As a word glamour is tricky to define. Whether any of us experience something as being glamorous depends on our individual responses. I find Charlize Theron’s hair and makeup wonderfully glamorous in the photo at left, while others may not. I feel certain that the intent was to create a glamorous photograph, but intending something to be perceived as glamorous does not insure we will all respond to it in that way.
In dressing for the Oscars, Theron has made some choices that bombed with most fashion critics. Most people felt that the Christian Dior dress that she wore to the 2010 Oscars looked regrettable on her, and it made many worst-dress lists. The Christian Dior dress (shown at right) that she wore to the 2005 Oscars was panned by some as suitable for a high-school prom, but most loved it, and it has appeared on several lists as one the best Oscar dresses of the decade. When you see a large photograph of her making her entrance onstage in this dress, you can almost imagine that it was chosen knowing what the stage colors and design were going to be. The effect of the dress in relationship to that stage design is stunning.

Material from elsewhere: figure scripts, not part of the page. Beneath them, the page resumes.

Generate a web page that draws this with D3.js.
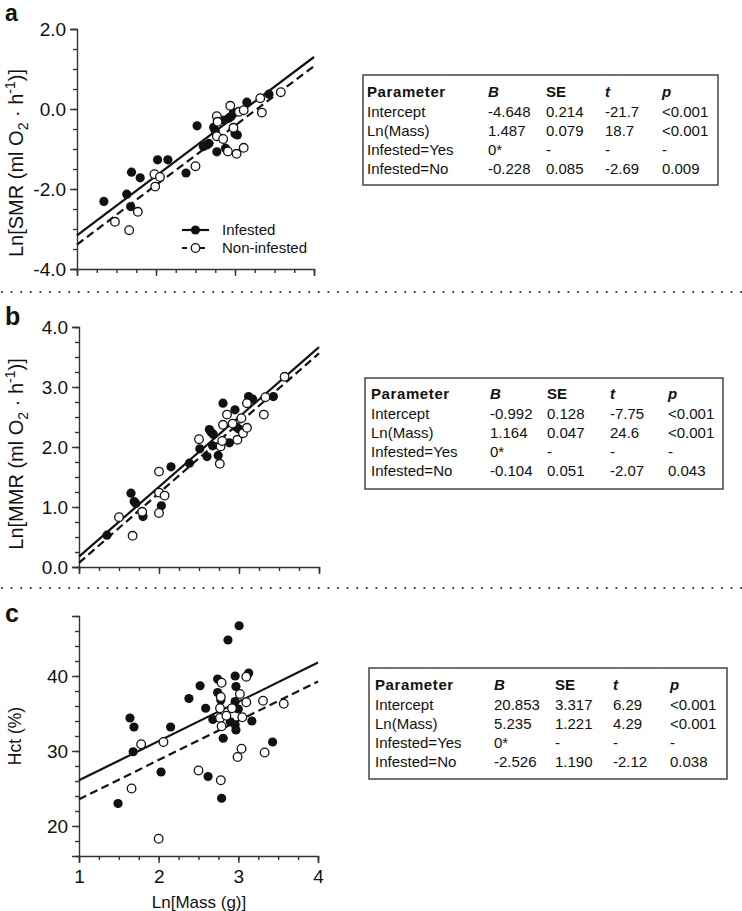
<!DOCTYPE html>
<html><head><meta charset="utf-8">
<script src="https://cdn.jsdelivr.net/npm/d3@7"></script>
<style>
body{margin:0;background:#fff}
svg{display:block}
text{font-family:"Liberation Sans",Arial,Helvetica,sans-serif;fill:#111}
</style>
</head><body>
<svg id="chart" width="742" height="911"></svg>
<script>
// ---------- DATA ----------
const xTicks = [1, 2, 3, 4];
const xTickLabels = ["1", "2", "3", "4"];
const smrTicks = [-4, -2, 0, 2];
const mmrTicks = [0, 1, 2, 3, 4];
const hctTicks = [20, 30, 40];

const smrInfested = [[1.34,-2.31],[1.63,-2.13],[1.68,-2.44],[1.69,-1.58],[1.80,-1.72],[2.02,-1.27],[2.15,-1.27],[2.38,-1.60],[2.52,-0.42],[2.60,-0.94],[2.64,-0.90],[2.67,-0.86],[2.73,-0.46],[2.75,-0.55],[2.77,-1.07],[2.86,-0.28],[2.88,-0.98],[2.92,-0.23],[2.95,-0.19],[2.98,-0.09],[3.00,-0.62],[3.03,-0.65],[3.15,0.17],[3.43,0.37]];
const smrNon = [[1.48,-2.82],[1.66,-3.03],[1.77,-2.57],[1.98,-1.63],[2.05,-1.70],[1.99,-1.94],[2.50,-1.43],[2.77,-0.18],[2.78,-0.32],[2.77,-0.68],[2.85,-0.75],[2.91,-1.06],[2.94,0.08],[2.98,-0.47],[3.02,-1.12],[3.05,-0.07],[3.11,-0.03],[3.11,-0.97],[3.32,0.27],[3.34,-0.09],[3.58,0.42]];
const smrFitInfested = [[1,-3.161],[4,1.300]];
const smrFitNon = [[1,-3.389],[4,1.072]];

const mmrInfested = [[1.35,0.53],[1.65,1.23],[1.69,1.09],[1.71,1.06],[1.80,0.84],[2.03,1.02],[2.15,1.67],[2.38,1.73],[2.51,1.97],[2.60,1.84],[2.63,2.29],[2.65,2.25],[2.68,2.21],[2.67,2.02],[2.74,1.86],[2.80,2.73],[2.88,2.07],[2.95,2.62],[2.97,2.33],[3.00,2.30],[3.12,2.84],[3.17,2.80],[3.43,2.84]];
const mmrNon = [[1.50,0.83],[1.67,0.52],[1.79,0.92],[2.00,1.59],[2.00,1.24],[2.07,1.19],[2.00,0.90],[2.50,2.13],[2.76,1.72],[2.77,2.01],[2.79,2.10],[2.80,2.37],[2.85,2.54],[2.92,2.39],[2.98,2.12],[3.03,2.48],[3.05,2.23],[3.10,2.32],[3.10,2.73],[3.31,2.54],[3.33,2.83],[3.57,3.17]];
const mmrFitInfested = [[1,0.172],[4,3.664]];
const mmrFitNon = [[1,0.068],[4,3.560]];

const hctInfested = [[1.49,23.0],[1.64,34.4],[1.69,33.2],[1.68,29.9],[2.03,27.2],[2.15,33.2],[2.38,37.0],[2.52,38.7],[2.59,35.7],[2.62,26.6],[2.68,34.2],[2.74,39.6],[2.74,37.8],[2.78,36.8],[2.81,31.7],[2.79,23.7],[2.87,44.8],[2.90,33.9],[2.96,40.0],[2.97,38.6],[2.96,36.6],[3.00,35.6],[2.96,33.5],[2.97,32.8],[3.01,46.7],[3.13,40.4],[3.17,34.0],[3.43,31.2]];
const hctNon = [[1.66,25.0],[1.78,30.9],[2.06,31.2],[2.00,18.3],[2.50,27.4],[2.78,26.1],[2.79,39.1],[2.78,37.2],[2.77,35.7],[2.77,34.4],[2.79,33.3],[2.85,34.7],[2.92,35.7],[2.99,29.2],[3.04,30.3],[3.02,37.6],[3.05,34.5],[3.10,36.5],[3.10,39.9],[3.31,36.7],[3.33,29.8],[3.57,36.3]];
const hctFitInfested = [[1,26.09],[4,41.79]];
const hctFitNon = [[1,23.56],[4,39.27]];

const tableHeader = ["Parameter", "B", "SE", "t", "p"];
const tableParams = ["Intercept", "Ln(Mass)", "Infested=Yes", "Infested=No"];
const smrTable = [["-4.648","0.214","-21.7","<0.001"],["1.487","0.079","18.7","<0.001"],["0*","-","-","-"],["-0.228","0.085","-2.69","0.009"]];
const mmrTable = [["-0.992","0.128","-7.75","<0.001"],["1.164","0.047","24.6","<0.001"],["0*","-","-","-"],["-0.104","0.051","-2.07","0.043"]];
const hctTable = [["20.853","3.317","6.29","<0.001"],["5.235","1.221","4.29","<0.001"],["0*","-","-","-"],["-2.526","1.190","-2.12","0.038"]];
const legendLabels = ["Infested", "Non-infested"];

// ---------- DRAW ----------
const svg = d3.select("#chart");
const INK = "#111";

function drawPanel(o) {
  const g = svg.append("g");
  const x = d3.scaleLinear().domain([1, 4]).range([o.x0, o.x1]);
  const y = d3.scaleLinear().domain(o.yDomain).range([o.yb, o.yt]);

  // minor ticks
  g.append("g").attr("transform", `translate(0,${o.yb})`)
    .call(d3.axisBottom(x).tickValues(d3.range(1, 4.001, 0.25)).tickSize(4).tickFormat(""))
    .call(s => s.select(".domain").remove());
  g.append("g").attr("transform", `translate(${o.x0},0)`)
    .call(d3.axisLeft(y).tickValues(d3.range(o.yDomain[0], o.yDomain[1] + 1e-9, o.yMinor)).tickSize(4).tickFormat(""))
    .call(s => s.select(".domain").remove());

  // major axes
  const xa = g.append("g").attr("transform", `translate(0,${o.yb})`)
    .call(d3.axisBottom(x).tickValues(xTicks).tickSizeOuter(0).tickSize(7)
      .tickFormat((d, i) => o.xLabels ? xTickLabels[i] : ""));
  const ya = g.append("g").attr("transform", `translate(${o.x0},0)`)
    .call(d3.axisLeft(y).tickValues(o.yTicks).tickSizeOuter(0).tickSize(7).tickFormat(o.yFmt));
  g.selectAll(".domain, .tick line").attr("stroke", "#333").attr("stroke-width", 1.4);
  xa.selectAll("text").attr("font-size", 19).attr("dy", "0.9em").attr("fill", INK).attr("font-family", null);
  ya.selectAll("text").attr("font-size", 19).attr("dx", "-0.05em").attr("fill", INK).attr("font-family", null);

  // fit lines
  const line = d3.line().x(d => x(d[0])).y(d => y(d[1]));
  g.append("path").datum(o.fitInf).attr("d", line).attr("fill", "none").attr("stroke", INK).attr("stroke-width", 2.2);
  g.append("path").datum(o.fitNon).attr("d", line).attr("fill", "none").attr("stroke", INK).attr("stroke-width", 2.2).attr("stroke-dasharray", "8,4.5");

  // points
  g.append("g").selectAll("circle").data(o.inf).join("circle")
    .attr("cx", d => x(d[0])).attr("cy", d => y(d[1])).attr("r", 4.6).attr("fill", INK);
  g.append("g").selectAll("circle").data(o.non).join("circle")
    .attr("cx", d => x(d[0])).attr("cy", d => y(d[1])).attr("r", 4.3)
    .attr("fill", "#fff").attr("stroke", INK).attr("stroke-width", 1.3);

  // y title
  const yt = g.append("text").attr("transform", `translate(${o.ytx},${o.yty}) rotate(-90)`)
    .attr("text-anchor", "middle").attr("font-size", o.ytSize);
  o.yTitle(yt);

  // panel letter
  g.append("text").attr("x", 5).attr("y", o.letterY).attr("font-size", o.letterSize).attr("font-weight", "bold").text(o.letter);

  // table
  const t = svg.append("g");
  t.append("rect").attr("x", o.tb[0]).attr("y", o.tb[1]).attr("width", o.tb[2]).attr("height", o.tb[3])
    .attr("fill", "none").attr("stroke", "#444").attr("stroke-width", 1.5);
  const cols = o.tcols;
  const rowY = i => o.trow0 + i * 19.2;
  tableHeader.forEach((h, j) => {
    t.append("text").attr("x", cols[j]).attr("y", rowY(0)).attr("dy", "0.36em")
      .attr("font-size", 15).attr("font-weight", "bold")
      .attr("font-style", (j === 1 || j === 3 || j === 4) ? "italic" : "normal")
      .attr("letter-spacing", j === 0 ? "0.6px" : null)
      .text(h);
  });
  tableParams.forEach((p, i) => {
    t.append("text").attr("x", cols[0]).attr("y", rowY(i + 1)).attr("dy", "0.36em").attr("font-size", 15).text(p);
    o.table[i].forEach((v, j) => {
      t.append("text").attr("x", cols[j + 1]).attr("y", rowY(i + 1)).attr("dy", "0.36em").attr("font-size", 15).text(v);
    });
  });
  return { g, x, y };
}

function o2h(sel, main) {
  sel.append("tspan").text(main + " (ml O");
  sel.append("tspan").attr("font-size", "0.7em").attr("dy", 5).text("2");
  sel.append("tspan").attr("dy", -5).text(" \u00B7 h");
  sel.append("tspan").attr("font-size", "0.7em").attr("dy", -8).text("-1");
  sel.append("tspan").attr("dy", 8).text(")]");
}

const fmt1 = d3.format(".1f");

drawPanel({
  x0: 77, x1: 314, yb: 269, yt: 29, yDomain: [-4, 2], yTicks: smrTicks, yMinor: 0.5,
  yFmt: d => fmt1(d).replace("\u2212", "-"), xLabels: false,
  inf: smrInfested, non: smrNon, fitInf: smrFitInfested, fitNon: smrFitNon,
  ytx: 23, yty: 163, ytSize: 20, yTitle: s => o2h(s, "Ln[SMR"), letter: "a", letterY: 21, letterSize: 23,
  tb: [363, 75, 355, 110], tcols: [367, 488, 546, 605, 662], trow0: 92, table: smrTable
});

drawPanel({
  x0: 79, x1: 319, yb: 567, yt: 327, yDomain: [0, 4], yTicks: mmrTicks, yMinor: 0.25,
  yFmt: d => fmt1(d), xLabels: false,
  inf: mmrInfested, non: mmrNon, fitInf: mmrFitInfested, fitNon: mmrFitNon,
  ytx: 23, yty: 454, ytSize: 20, yTitle: s => o2h(s, "Ln[MMR"), letter: "b", letterY: 325, letterSize: 25,
  tb: [365, 378, 358, 111], tcols: [371, 490, 547, 610, 668], trow0: 394, table: mmrTable
});

drawPanel({
  x0: 79, x1: 318, yb: 856, yt: 616, yDomain: [16, 48], yTicks: hctTicks, yMinor: 2,
  yFmt: d => String(d), xLabels: true,
  inf: hctInfested, non: hctNon, fitInf: hctFitInfested, fitNon: hctFitNon,
  ytx: 21, yty: 736, ytSize: 17.5, yTitle: s => s.text("Hct (%)"), letter: "c", letterY: 622, letterSize: 25,
  tb: [369, 668, 358, 111], tcols: [375, 494, 555, 613, 670], trow0: 685, table: hctTable
});

// x title
svg.append("text").attr("x", 199).attr("y", 908).attr("text-anchor", "middle").attr("font-size", 17).text("Ln[Mass (g)]");

// legend (panel a)
const leg = svg.append("g");
[0, 1].forEach(i => {
  const ly = 230 + i * 18;
  leg.append("line").attr("x1", 182).attr("x2", 209).attr("y1", ly).attr("y2", ly)
    .attr("stroke", INK).attr("stroke-width", 2.2).attr("stroke-dasharray", i ? "5,4" : null);
  leg.append("circle").attr("cx", 195.5).attr("cy", ly).attr("r", i ? 4.3 : 4.6)
    .attr("fill", i ? "#fff" : INK).attr("stroke", i ? INK : null).attr("stroke-width", 1.3);
  leg.append("text").attr("x", 222).attr("y", ly).attr("dy", "0.36em").attr("font-size", 15).text(legendLabels[i]);
});

// dotted separators
[292, 588].forEach(yy => {
  svg.append("line").attr("x1", 2).attr("x2", 742).attr("y1", yy).attr("y2", yy)
    .attr("stroke", "#333").attr("stroke-width", 2.2).attr("stroke-linecap", "round").attr("stroke-dasharray", "0,9.6");
});
</script>
</body></html>
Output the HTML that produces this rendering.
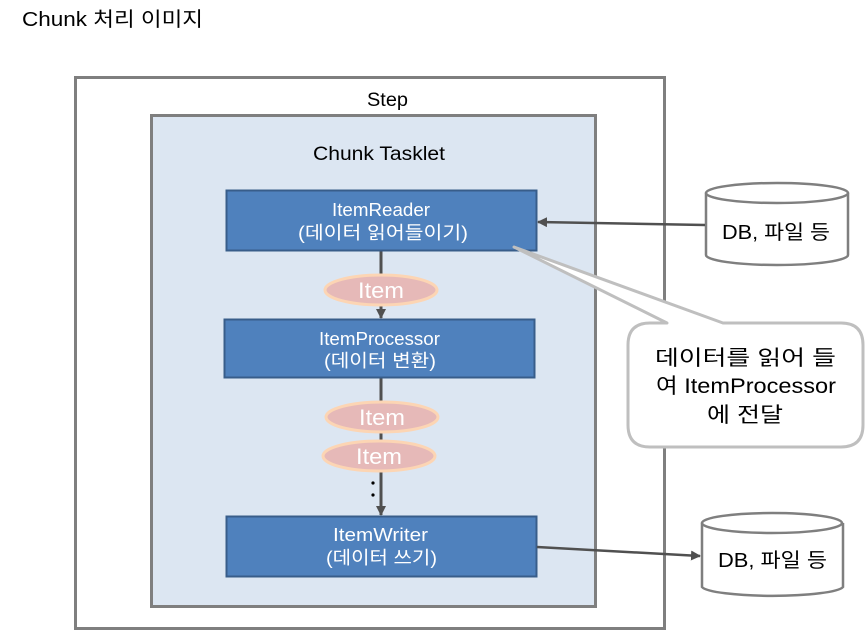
<!DOCTYPE html>
<html><head><meta charset="utf-8"><style>
html,body{margin:0;padding:0;background:#fff;}
svg{display:block;}
text{font-family:"Liberation Sans","Noto Sans CJK KR","NanumGothic",sans-serif;}
</style></head><body>
<svg width="865" height="631" viewBox="0 0 865 631" xmlns="http://www.w3.org/2000/svg">
<defs>
<marker id="ah" markerWidth="10" markerHeight="10" refX="9" refY="5" orient="auto" markerUnits="userSpaceOnUse">
<path d="M0,0 L10,5 L0,10 Z" fill="#505050"/></marker>
</defs>
<text x="22" y="26" font-size="20" fill="#000" textLength="181" lengthAdjust="spacingAndGlyphs">Chunk 처리 이미지</text>
<rect x="75.5" y="77.5" width="589" height="551" fill="#fff" stroke="#7f7f7f" stroke-width="3"/>
<text x="367" y="106" font-size="19" textLength="41" lengthAdjust="spacingAndGlyphs">Step</text>
<rect x="151.5" y="115.5" width="444" height="491" fill="#dce6f2" stroke="#7f7f7f" stroke-width="3"/>
<text x="313" y="160" font-size="19" textLength="132" lengthAdjust="spacingAndGlyphs">Chunk Tasklet</text>

<line x1="381" y1="251" x2="381" y2="318" stroke="#505050" stroke-width="3" marker-end="url(#ah)"/>
<line x1="381" y1="378" x2="381" y2="515" stroke="#505050" stroke-width="3" marker-end="url(#ah)"/>

<rect x="226.5" y="190.5" width="310" height="60" fill="#4f81bd" stroke="#385d8a" stroke-width="2"/>
<text x="332" y="216" font-size="18" fill="#fff" textLength="98" lengthAdjust="spacingAndGlyphs">ItemReader</text>
<text x="298" y="239" font-size="18" fill="#fff" textLength="170" lengthAdjust="spacingAndGlyphs">(데이터 읽어들이기)</text>

<rect x="224.5" y="319.5" width="310" height="58" fill="#4f81bd" stroke="#385d8a" stroke-width="2"/>
<text x="319" y="345" font-size="18" fill="#fff" textLength="121" lengthAdjust="spacingAndGlyphs">ItemProcessor</text>
<text x="324" y="367" font-size="18" fill="#fff" textLength="112" lengthAdjust="spacingAndGlyphs">(데이터 변환)</text>

<rect x="226.5" y="516.5" width="310" height="60" fill="#4f81bd" stroke="#385d8a" stroke-width="2"/>
<text x="333" y="541" font-size="18" fill="#fff" textLength="95" lengthAdjust="spacingAndGlyphs">ItemWriter</text>
<text x="326" y="564" font-size="18" fill="#fff" textLength="111" lengthAdjust="spacingAndGlyphs">(데이터 쓰기)</text>

<g fill="#e6b9b8" stroke="#fcd5b4" stroke-width="3">
<ellipse cx="381" cy="290" rx="56" ry="15"/>
<ellipse cx="382" cy="417" rx="56" ry="15"/>
<ellipse cx="379" cy="456" rx="56" ry="15"/>
</g>
<g fill="#fff" font-size="22">
<text x="358" y="298" textLength="46" lengthAdjust="spacingAndGlyphs">Item</text>
<text x="359" y="425" textLength="46" lengthAdjust="spacingAndGlyphs">Item</text>
<text x="356" y="464" textLength="46" lengthAdjust="spacingAndGlyphs">Item</text>
</g>
<circle cx="373" cy="483" r="1.6" fill="#000"/>
<circle cx="373" cy="495" r="1.6" fill="#000"/>

<path d="M650,323 L667,323 L514,247 L723,323 L841,323 Q863,323 863,345 L863,425 Q863,447 841,447 L650,447 Q628,447 628,425 L628,345 Q628,323 650,323 Z" fill="#fff" stroke="#bfbfbf" stroke-width="3" stroke-linejoin="round"/>
<g font-size="21" fill="#000">
<text x="655" y="365" textLength="181" lengthAdjust="spacingAndGlyphs">데이터를 읽어 들</text>
<text x="656" y="393" textLength="180" lengthAdjust="spacingAndGlyphs">여 ItemProcessor</text>
<text x="707" y="422" textLength="76" lengthAdjust="spacingAndGlyphs">에 전달</text>
</g>

<path d="M706,193 L706,255 A71,10 0 0 0 848,255 L848,193" fill="#fff" stroke="#7f7f7f" stroke-width="2.5"/>
<ellipse cx="777" cy="193" rx="71" ry="10" fill="#fff" stroke="#7f7f7f" stroke-width="2.5"/>
<text x="722" y="239" font-size="20" textLength="108" lengthAdjust="spacingAndGlyphs">DB, 파일 등</text>
<line x1="705" y1="225" x2="538" y2="222" stroke="#505050" stroke-width="2.5" marker-end="url(#ah)"/>

<path d="M702,523 L702,587 A71,10 0 0 0 843,587 L843,523" fill="#fff" stroke="#7f7f7f" stroke-width="2.5"/>
<ellipse cx="772" cy="523" rx="70" ry="10" fill="#fff" stroke="#7f7f7f" stroke-width="2.5"/>
<text x="718" y="567" font-size="20" textLength="109" lengthAdjust="spacingAndGlyphs">DB, 파일 등</text>
<line x1="537" y1="547" x2="700" y2="556" stroke="#505050" stroke-width="2.5" marker-end="url(#ah)"/>
</svg>
</body></html>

In a situation when something strikes us as stunningly glamorous, the archaic meaning of glamour as magic or enchantment still seems relevant. What we experience seems to cast a spell on us, and what we perceive seems like an enchantment. Even while under the spell, we may sense that what we are experiencing is in part a transient, artful conjuration, and that everything possible has been done to try to make us feel we are experiencing glamour at its epitome, fully incarnated.
Small wonder this is so difficult to pull off—the slightest incongruity can break the spell of glamour. Oh, but what a delightful experience to have when the enchantment works as planned.